На втором курсе мне стал оказывать внимание парень по имени Алексей. И я побежала советоваться с моим отцом — да, за год нашей дружбы Сергей Петрович стал мне настоящим папой.


Но после моего рассказа его улыбка пропала, глаза погрустнели. Всю ночь я не могла уснуть, пытаясь понять, что же так обидело Сергея Петровича.


Две недели Сергея Петровича не было в школе, и я чувствовала себя так, будто судьба снова отняла у меня родителей. Когда он вернулся, мы пришли к нему вместе с Алешей, он тоже был интернатским и в своем классном руководителе видел отца, как и я. Сергей Петрович как будто нехотя согласился на нашу с Алешей свадьбу. И мы поженились. Родилась дочь, затем вторая. Но муж начал пить, избивал меня. Терпела, пока вдруг не поняла: мои дети могут оказаться там же, где росла и я.

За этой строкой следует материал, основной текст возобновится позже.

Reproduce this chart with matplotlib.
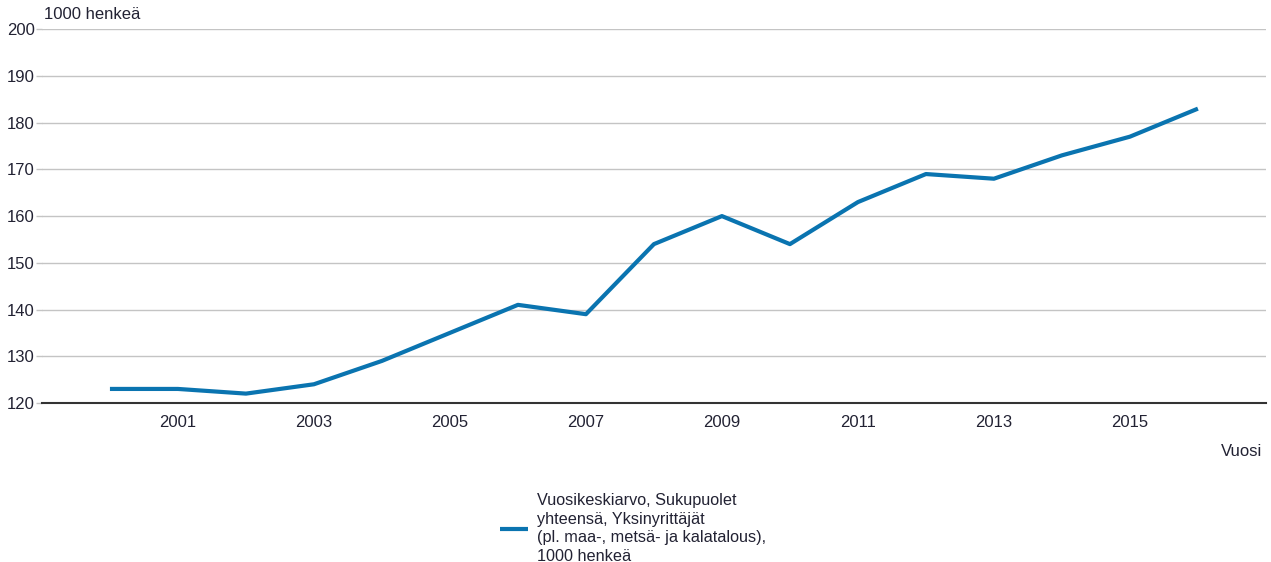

Однажды я получила очень длинное письмо от Сергея Петровича. В нем он признался, что давно любит меня. И не как дочь. Что будет помогать мне во всем, вырастит моих девочек. И через несколько дней приехал сам. С женой Сергей Петрович был уже давно в разводе, а дети выросли. Я два дня проходила как в тумане. Я просила его быть отцом, но он честно ответил: не сможет.


Прошел год. Я ничего не знала о Сергее Петровиче и как–то в родном училище спросила, где он. И услышала в ответ: «Умер около года назад, прямо на уроке». Чувство вины окутало меня с ног до головы. Я боялась пошевелиться: мне казалось, что рухнул весь мир. Пойти на его могилу у меня сил так и не хватило: ноги не идут. Прошло уже десять лет, однако боль не утихает. Была бы я счастлива, если бы тогда не отказала? Конечно, ведь никто никогда не любил меня так, как он.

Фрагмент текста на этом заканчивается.